From: Ralf Corsepius
Subject: Re: HAVE_STDBOOL_H, AC_HEADER_STDBOOL, and AM_STDBOOL_H
Date: Tue, 01 Feb 2011 15:13:37 +0100
User-agent: Mozilla/5.0 (X11; U; Linux x86_64; en-US; rv:1.9.2.13) Gecko/20101209 Fedora/3.1.7-0.35.b3pre.fc14 Thunderbird/3.1.7

On 02/01/2011 02:29 PM, Simon Josefsson wrote:
Ralf Corsepius<address@hidden>  writes:

Please don't make this last change in Autoconf.  AC_HEADER_STDBOOL in
Autoconf works well right now for people who do not use gnulib,
Agreed. I am one of these users.

and I
don't think that it's a good idea to mark obsolescent a working Autoconf
macro to try to "push" people towards using gnulib instead.
Agreed, again.

For real-world projects, gnulib often is not a viable alternative.
Could you explain why?  There are several real-world projects that use
gnulib, so I'm curious what the perceived reasons against it are.  I'm
genuinely interested in the answer to the question, it is not just
rethoric because I happen to disagree.

I can understand if you are building non-free software you would not
want to use gnulib due to license reasons, but you could still use
autoconf.
Somewhat oversimplified, this applies to us.

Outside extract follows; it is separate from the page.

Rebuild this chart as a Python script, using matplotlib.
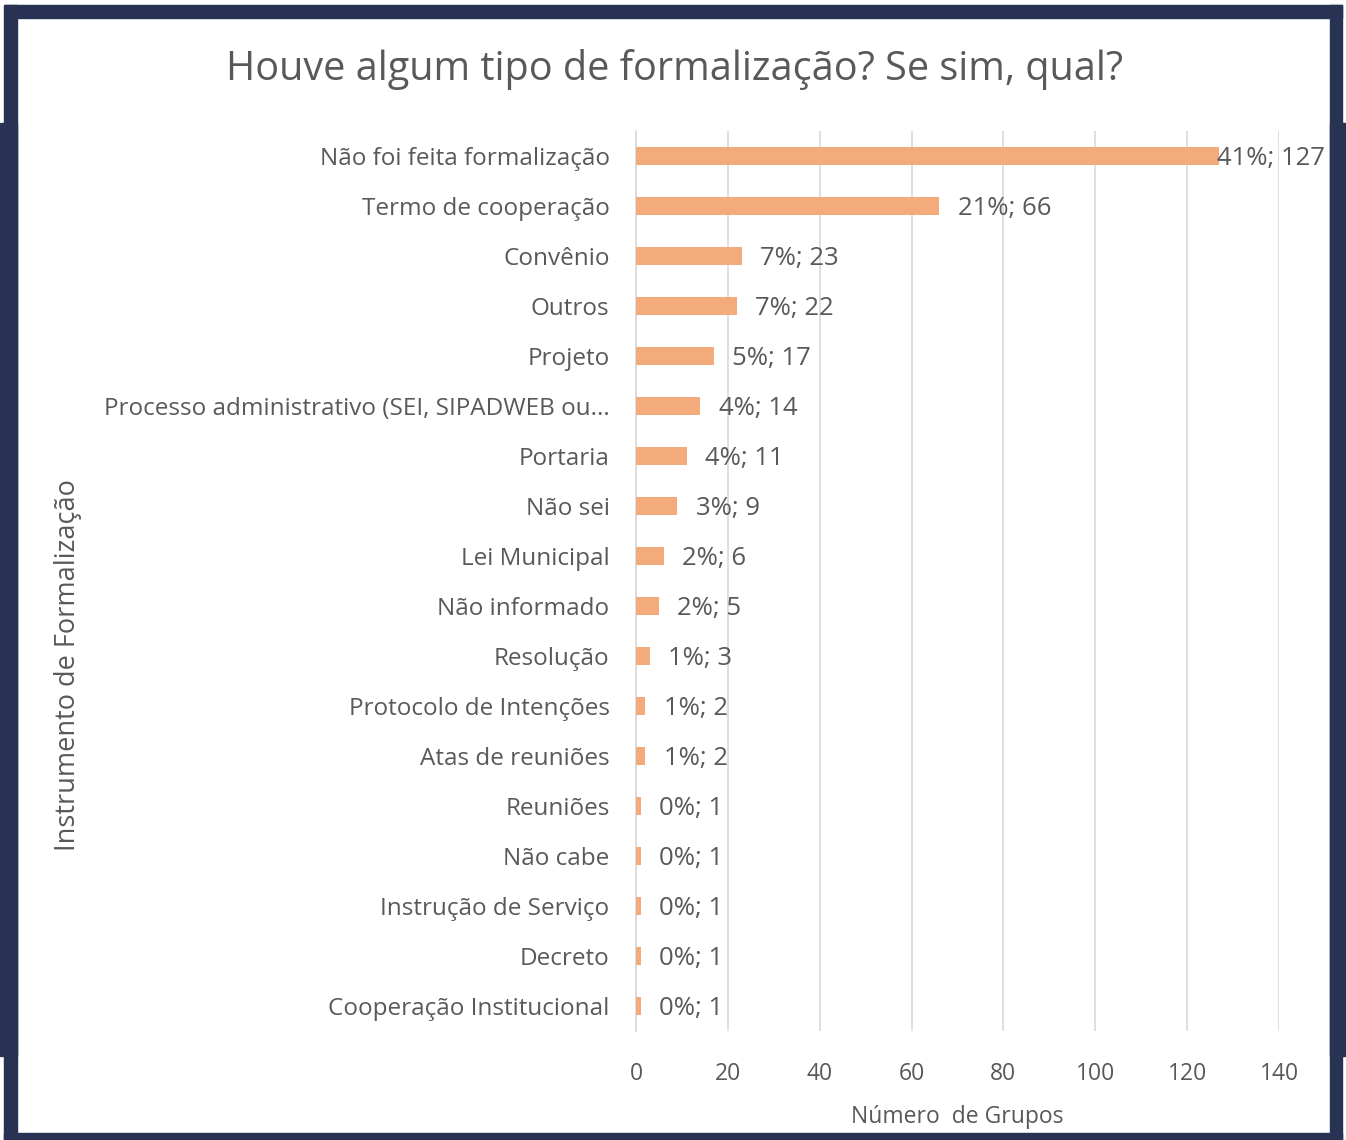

RTEMS is an OS for embedded systems and is licensed under a "GPL with exceptions for static linkage". We choose to do so, because to users RTEMS presents itself as a set of static libraries, they statically link their application code against.

As we do not want to force our users to release their code, "pure GPL'ed" code is not applicable to us.

   However, I'm not sure this is the problem you are thinking of
or if there is some technical or other reason.
Yes, there also are technical reasons.

In first place, like most free OSes, we are in the unique position to have fairly wide control over the OS, its libc and its toolchains (gcc/binutils). I.e. we can try t fix issues once they pop up and don't necessarily have to resort to "portability aids" such as gnulib.

Another technical aspect would be integration of gnulib into existing source trees.


And finally, there are personal preferences and likes/dislikes. Some people consider gnulib to be great, others don't.

Except that i don't like the auto*tool's tendency to link the auto* and gnulib (such as in this thread) my personal position on gnulib is neutral.